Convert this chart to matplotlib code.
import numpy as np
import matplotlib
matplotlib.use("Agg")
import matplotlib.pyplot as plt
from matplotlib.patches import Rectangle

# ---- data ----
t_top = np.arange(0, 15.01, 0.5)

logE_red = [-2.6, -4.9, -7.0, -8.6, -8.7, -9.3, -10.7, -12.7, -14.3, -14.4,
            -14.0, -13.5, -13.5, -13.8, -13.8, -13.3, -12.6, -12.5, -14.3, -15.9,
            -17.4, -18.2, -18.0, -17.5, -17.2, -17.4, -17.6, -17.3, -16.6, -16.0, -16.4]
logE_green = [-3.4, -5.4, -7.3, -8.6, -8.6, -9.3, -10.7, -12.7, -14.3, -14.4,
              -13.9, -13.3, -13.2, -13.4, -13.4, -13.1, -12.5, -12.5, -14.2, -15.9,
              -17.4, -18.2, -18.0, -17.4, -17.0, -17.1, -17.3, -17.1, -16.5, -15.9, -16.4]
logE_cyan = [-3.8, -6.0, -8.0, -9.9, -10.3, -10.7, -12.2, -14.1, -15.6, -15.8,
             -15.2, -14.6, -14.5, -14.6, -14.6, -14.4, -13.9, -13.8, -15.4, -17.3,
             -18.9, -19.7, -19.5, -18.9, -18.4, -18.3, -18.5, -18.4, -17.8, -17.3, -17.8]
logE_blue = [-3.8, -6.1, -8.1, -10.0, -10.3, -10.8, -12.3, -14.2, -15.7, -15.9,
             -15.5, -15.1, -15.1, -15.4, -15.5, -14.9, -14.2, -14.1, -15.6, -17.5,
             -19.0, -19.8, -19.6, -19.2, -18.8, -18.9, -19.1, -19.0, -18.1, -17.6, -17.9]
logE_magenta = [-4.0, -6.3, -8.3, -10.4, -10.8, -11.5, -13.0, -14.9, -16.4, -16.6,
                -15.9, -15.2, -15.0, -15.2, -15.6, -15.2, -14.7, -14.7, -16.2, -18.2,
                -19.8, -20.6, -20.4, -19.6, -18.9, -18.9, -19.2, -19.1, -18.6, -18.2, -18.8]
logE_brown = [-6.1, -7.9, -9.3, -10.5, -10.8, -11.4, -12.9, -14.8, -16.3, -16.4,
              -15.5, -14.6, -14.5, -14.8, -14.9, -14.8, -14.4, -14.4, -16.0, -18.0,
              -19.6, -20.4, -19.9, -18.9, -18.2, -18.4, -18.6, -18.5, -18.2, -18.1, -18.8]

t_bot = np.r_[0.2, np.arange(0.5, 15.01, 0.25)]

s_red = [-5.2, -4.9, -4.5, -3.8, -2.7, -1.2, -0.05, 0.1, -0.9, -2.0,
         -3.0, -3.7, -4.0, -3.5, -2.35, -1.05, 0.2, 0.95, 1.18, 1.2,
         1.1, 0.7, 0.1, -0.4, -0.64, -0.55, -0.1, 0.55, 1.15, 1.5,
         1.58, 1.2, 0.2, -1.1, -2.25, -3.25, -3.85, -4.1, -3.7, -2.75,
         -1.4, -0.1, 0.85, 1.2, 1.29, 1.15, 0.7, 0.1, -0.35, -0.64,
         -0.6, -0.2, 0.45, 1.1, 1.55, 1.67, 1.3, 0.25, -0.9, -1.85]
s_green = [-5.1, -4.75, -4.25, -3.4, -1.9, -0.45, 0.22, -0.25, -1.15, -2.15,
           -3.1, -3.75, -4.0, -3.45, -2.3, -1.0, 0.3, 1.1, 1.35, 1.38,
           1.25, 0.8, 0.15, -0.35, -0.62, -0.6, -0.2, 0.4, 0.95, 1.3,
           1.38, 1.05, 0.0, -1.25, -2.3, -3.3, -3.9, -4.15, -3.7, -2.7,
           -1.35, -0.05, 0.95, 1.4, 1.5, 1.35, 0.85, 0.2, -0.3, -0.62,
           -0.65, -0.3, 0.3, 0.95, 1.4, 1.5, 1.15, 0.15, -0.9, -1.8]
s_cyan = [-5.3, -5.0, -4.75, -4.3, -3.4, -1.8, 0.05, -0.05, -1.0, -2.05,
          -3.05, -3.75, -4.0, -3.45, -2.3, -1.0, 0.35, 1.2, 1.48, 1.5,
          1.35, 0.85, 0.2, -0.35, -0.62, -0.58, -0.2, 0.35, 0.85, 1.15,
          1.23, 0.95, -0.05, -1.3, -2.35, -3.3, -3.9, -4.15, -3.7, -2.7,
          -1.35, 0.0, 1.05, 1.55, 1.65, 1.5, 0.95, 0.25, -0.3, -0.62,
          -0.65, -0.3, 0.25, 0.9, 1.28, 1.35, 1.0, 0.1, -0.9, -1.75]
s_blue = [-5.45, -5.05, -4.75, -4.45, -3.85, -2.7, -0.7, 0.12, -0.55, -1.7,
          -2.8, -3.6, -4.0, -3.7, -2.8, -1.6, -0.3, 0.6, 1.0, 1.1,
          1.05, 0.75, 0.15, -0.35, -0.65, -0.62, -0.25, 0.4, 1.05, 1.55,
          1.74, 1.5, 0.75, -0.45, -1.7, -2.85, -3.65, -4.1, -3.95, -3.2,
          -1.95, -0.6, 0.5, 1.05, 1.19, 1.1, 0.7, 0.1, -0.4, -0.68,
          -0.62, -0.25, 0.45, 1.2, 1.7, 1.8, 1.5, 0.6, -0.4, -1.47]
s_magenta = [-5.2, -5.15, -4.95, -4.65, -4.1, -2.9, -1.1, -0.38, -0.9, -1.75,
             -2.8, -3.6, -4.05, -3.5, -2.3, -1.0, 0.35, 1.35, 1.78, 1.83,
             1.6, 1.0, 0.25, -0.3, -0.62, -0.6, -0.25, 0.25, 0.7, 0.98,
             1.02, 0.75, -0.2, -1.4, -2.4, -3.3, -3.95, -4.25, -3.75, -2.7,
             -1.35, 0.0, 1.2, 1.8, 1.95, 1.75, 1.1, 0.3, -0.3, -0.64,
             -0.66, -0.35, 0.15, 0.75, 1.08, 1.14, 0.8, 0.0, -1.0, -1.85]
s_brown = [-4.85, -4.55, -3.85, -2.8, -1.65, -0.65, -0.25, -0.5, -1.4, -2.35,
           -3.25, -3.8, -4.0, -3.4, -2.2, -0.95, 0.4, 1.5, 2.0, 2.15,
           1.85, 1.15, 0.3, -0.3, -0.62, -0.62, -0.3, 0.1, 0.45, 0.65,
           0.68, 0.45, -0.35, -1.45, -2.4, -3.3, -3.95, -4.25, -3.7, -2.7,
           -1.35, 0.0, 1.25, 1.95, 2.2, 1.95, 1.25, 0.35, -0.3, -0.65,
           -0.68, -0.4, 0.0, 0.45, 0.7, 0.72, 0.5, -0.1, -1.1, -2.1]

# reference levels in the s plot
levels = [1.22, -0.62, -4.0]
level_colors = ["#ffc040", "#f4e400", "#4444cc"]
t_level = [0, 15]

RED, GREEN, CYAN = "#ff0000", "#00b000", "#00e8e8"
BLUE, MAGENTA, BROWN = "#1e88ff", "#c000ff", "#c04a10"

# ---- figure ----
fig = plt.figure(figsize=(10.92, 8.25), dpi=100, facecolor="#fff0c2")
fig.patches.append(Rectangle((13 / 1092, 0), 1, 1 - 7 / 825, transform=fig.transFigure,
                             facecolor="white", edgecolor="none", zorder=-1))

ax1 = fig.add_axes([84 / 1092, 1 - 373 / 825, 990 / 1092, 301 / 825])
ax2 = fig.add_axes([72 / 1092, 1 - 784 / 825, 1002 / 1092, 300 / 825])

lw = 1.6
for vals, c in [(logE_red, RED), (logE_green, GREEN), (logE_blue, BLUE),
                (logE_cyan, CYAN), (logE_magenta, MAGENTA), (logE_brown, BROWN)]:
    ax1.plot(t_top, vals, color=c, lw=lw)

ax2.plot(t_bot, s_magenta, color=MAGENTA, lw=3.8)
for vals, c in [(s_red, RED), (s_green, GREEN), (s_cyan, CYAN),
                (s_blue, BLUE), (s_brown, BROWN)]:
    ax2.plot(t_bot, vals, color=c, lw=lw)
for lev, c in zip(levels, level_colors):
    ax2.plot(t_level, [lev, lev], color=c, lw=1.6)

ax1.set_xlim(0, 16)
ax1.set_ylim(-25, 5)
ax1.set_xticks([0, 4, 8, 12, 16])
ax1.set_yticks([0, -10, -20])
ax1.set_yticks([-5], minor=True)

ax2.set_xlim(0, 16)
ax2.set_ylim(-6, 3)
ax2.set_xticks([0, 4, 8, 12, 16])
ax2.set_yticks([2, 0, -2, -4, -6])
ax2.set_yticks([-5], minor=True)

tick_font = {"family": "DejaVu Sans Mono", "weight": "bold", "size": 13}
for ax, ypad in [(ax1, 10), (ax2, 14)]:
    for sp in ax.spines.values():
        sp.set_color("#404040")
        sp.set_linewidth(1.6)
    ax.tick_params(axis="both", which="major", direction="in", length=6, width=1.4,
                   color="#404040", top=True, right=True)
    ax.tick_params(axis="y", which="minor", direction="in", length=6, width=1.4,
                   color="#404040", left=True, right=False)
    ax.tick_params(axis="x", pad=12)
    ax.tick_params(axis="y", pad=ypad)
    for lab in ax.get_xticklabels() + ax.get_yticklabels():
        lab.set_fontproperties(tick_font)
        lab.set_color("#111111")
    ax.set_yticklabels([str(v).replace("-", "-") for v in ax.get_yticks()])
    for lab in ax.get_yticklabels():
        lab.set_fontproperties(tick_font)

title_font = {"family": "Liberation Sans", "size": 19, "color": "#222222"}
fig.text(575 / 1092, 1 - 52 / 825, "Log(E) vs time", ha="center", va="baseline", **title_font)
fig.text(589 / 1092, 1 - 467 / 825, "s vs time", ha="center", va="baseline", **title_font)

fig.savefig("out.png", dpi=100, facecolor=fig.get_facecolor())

━━━━━━━━━━━━━━━━━━━━━━━━━━━━━━

Print exactly, and only, the lines beginning at the top of the listing and ending at the line with "t_top = np.arange(0, 15.01, 0.5)".

▶ **Solution to this exercise**:
Convert this chart to matplotlib code.
import numpy as np
import matplotlib
matplotlib.use("Agg")
import matplotlib.pyplot as plt
from matplotlib.patches import Rectangle

# ---- data ----
t_top = np.arange(0, 15.01, 0.5)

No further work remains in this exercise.